**Given instruction:** Print the records below exactly, starting at the first line and stopping after the line that contains "plt.rcParams['font.family'] = ['Lato', 'DejaVu". Leave out any pictures.

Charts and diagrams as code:
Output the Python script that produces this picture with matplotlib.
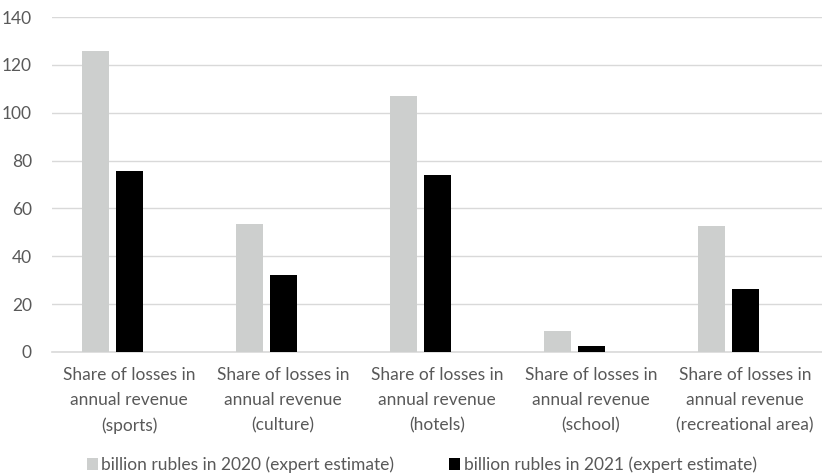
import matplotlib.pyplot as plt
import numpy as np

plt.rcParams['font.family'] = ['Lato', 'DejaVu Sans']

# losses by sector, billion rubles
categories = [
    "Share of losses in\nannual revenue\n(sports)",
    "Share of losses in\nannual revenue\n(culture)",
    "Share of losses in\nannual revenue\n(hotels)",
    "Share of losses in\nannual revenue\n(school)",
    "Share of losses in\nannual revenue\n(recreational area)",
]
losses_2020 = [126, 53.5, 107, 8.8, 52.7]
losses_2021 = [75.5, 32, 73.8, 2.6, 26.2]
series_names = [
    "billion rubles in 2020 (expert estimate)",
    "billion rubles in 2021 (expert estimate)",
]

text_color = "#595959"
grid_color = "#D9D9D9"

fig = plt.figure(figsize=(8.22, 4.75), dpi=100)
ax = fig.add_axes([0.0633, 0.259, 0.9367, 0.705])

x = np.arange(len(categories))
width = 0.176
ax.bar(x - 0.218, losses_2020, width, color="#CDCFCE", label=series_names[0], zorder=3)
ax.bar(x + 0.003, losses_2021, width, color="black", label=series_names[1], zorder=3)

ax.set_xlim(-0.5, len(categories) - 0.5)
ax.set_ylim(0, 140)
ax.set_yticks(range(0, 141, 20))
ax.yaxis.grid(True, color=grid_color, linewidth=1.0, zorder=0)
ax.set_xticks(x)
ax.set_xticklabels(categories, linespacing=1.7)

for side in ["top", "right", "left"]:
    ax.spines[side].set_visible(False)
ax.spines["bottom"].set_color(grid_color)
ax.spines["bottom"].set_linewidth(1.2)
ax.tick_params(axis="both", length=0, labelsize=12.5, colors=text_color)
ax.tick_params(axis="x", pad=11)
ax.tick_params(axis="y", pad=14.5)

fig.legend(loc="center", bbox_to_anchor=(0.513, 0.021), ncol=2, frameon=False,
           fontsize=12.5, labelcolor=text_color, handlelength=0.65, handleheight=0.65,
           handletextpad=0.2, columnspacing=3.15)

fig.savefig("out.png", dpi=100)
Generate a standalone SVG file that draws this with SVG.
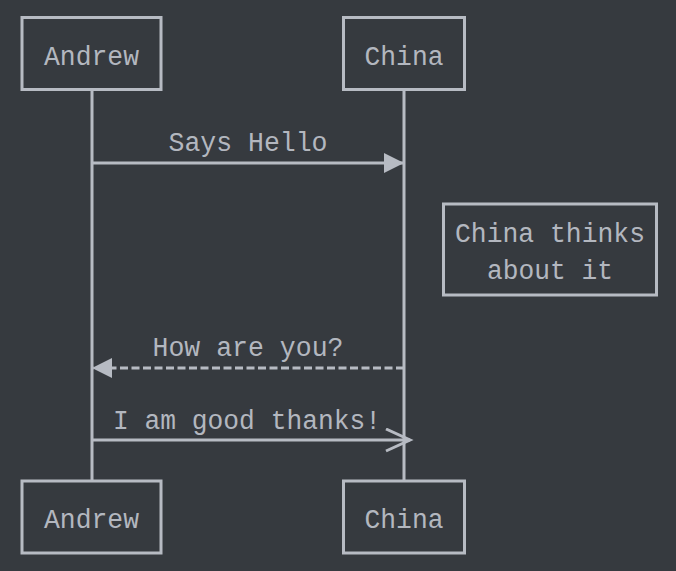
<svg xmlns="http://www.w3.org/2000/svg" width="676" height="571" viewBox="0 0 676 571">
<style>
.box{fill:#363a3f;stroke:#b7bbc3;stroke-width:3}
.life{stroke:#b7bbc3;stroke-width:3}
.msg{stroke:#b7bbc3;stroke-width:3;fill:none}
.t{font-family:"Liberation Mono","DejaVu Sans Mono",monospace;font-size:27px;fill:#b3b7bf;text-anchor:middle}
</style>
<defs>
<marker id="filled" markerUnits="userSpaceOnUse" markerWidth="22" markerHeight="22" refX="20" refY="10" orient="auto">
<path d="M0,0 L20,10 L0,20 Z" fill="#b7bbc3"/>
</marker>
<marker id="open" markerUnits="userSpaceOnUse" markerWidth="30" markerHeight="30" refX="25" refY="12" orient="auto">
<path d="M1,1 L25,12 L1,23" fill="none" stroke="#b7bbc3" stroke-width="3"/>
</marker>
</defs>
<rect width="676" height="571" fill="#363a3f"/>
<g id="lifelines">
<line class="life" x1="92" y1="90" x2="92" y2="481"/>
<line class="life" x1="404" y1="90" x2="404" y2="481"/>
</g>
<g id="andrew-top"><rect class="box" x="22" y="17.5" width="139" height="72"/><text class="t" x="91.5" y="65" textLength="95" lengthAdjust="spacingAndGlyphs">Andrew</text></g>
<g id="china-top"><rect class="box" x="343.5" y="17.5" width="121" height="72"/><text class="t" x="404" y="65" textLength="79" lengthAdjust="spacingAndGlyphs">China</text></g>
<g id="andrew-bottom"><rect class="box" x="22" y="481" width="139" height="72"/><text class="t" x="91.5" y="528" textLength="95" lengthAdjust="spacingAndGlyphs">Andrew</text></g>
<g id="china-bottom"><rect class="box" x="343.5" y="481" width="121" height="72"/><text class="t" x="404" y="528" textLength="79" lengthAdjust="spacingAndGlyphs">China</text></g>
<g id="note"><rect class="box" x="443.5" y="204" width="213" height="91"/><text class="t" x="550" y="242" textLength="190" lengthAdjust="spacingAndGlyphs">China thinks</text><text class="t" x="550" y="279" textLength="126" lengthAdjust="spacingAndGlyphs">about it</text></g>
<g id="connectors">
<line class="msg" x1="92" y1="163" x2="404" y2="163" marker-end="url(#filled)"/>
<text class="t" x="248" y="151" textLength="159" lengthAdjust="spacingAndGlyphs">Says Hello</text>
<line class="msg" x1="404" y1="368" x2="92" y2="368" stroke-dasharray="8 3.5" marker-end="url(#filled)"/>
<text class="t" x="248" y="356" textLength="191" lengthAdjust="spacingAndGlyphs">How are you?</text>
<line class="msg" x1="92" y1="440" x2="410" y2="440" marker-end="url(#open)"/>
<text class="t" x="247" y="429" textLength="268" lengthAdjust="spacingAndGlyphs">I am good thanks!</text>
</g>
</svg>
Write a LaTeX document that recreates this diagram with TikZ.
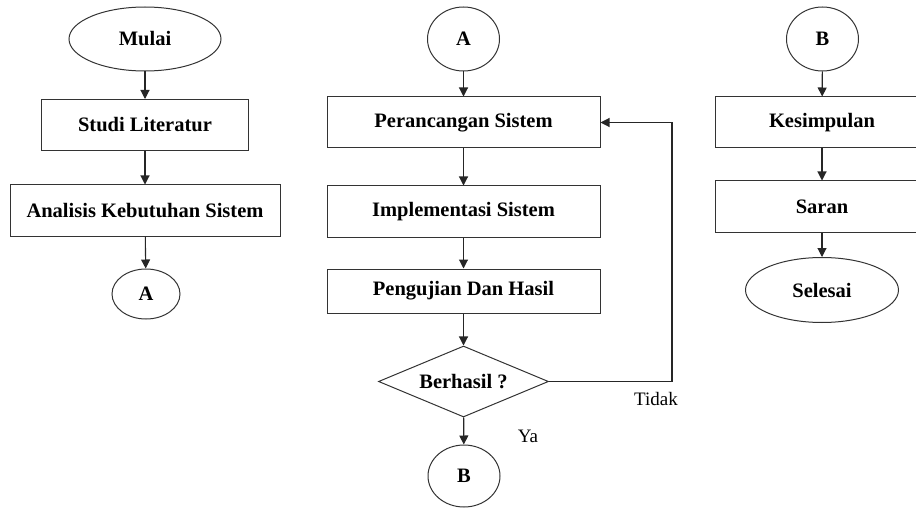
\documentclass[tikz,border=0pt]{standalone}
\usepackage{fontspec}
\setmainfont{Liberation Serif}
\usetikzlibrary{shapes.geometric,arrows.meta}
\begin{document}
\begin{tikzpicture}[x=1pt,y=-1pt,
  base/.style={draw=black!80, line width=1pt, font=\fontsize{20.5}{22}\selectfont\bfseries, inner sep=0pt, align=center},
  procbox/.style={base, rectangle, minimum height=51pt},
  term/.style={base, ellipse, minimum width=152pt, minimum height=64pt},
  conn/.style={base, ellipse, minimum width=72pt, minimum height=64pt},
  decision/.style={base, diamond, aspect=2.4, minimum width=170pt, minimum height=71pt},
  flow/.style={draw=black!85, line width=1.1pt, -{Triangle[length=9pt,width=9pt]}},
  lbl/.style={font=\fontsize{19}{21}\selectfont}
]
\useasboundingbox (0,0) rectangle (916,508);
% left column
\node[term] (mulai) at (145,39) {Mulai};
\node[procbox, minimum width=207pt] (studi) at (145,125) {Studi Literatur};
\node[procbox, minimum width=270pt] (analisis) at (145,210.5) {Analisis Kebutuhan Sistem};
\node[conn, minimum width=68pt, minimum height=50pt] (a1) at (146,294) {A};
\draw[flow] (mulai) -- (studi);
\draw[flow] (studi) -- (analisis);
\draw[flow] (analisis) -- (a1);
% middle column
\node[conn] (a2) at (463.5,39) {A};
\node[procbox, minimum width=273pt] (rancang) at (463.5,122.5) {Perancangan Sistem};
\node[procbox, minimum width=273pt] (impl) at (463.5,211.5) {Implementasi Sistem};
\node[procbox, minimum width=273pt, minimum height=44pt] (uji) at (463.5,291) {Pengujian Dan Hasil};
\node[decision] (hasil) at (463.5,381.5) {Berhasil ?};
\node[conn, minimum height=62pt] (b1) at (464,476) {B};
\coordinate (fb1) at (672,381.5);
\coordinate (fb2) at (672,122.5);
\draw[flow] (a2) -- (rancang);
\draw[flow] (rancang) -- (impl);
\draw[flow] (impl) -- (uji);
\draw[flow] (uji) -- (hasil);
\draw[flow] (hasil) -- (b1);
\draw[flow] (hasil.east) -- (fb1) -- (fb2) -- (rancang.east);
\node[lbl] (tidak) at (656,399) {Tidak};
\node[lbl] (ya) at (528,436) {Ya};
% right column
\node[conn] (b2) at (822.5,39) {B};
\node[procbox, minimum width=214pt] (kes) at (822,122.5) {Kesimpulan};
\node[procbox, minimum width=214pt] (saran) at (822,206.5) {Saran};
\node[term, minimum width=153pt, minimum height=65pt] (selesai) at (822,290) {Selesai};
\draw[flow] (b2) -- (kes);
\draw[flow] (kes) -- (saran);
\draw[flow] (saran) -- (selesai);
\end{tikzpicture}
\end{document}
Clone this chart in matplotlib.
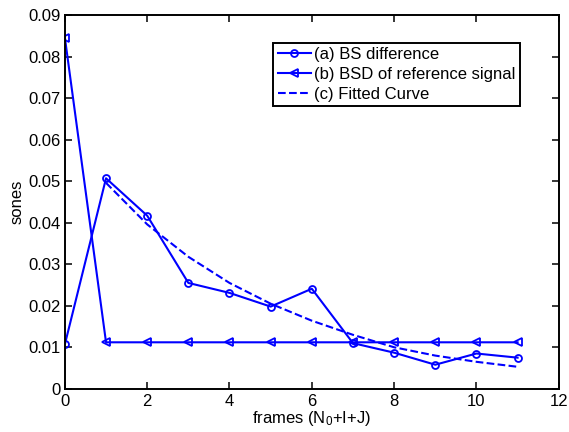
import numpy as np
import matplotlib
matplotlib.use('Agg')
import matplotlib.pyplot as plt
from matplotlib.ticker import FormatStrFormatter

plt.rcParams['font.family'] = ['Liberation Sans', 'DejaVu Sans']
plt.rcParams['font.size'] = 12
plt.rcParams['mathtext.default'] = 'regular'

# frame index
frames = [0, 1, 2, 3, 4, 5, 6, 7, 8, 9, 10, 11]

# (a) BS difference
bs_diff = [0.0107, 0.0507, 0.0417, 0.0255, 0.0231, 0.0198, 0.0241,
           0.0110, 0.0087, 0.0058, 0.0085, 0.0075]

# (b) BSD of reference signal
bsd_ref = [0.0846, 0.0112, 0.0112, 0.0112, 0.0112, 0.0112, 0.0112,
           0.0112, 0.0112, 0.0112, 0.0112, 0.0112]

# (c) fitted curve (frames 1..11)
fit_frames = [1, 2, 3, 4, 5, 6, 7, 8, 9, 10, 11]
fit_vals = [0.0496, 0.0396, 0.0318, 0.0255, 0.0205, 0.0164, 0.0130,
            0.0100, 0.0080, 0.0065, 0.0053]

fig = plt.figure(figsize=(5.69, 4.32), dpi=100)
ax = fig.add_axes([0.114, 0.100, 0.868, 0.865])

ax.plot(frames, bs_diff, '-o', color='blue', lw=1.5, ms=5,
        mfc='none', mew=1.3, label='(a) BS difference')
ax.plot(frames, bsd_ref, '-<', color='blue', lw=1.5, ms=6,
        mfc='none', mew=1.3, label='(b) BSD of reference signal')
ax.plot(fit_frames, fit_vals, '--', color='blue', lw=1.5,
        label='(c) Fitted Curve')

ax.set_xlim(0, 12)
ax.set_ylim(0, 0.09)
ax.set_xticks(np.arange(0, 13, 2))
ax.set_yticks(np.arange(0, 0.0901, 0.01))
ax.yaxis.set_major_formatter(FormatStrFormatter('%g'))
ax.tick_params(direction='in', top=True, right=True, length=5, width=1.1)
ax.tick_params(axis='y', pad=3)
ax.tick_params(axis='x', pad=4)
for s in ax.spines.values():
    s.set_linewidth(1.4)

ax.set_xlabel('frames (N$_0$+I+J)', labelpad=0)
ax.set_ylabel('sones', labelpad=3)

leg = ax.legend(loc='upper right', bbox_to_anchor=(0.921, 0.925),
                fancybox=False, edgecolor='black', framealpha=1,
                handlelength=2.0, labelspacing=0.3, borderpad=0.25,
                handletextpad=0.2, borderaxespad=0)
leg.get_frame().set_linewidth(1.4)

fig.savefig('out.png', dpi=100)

**Written solution:**
Output the Python script that produces this picture with matplotlib.
import matplotlib.pyplot as plt
import numpy as np

plt.rcParams['font.family'] = ['Lato', 'DejaVu Sans']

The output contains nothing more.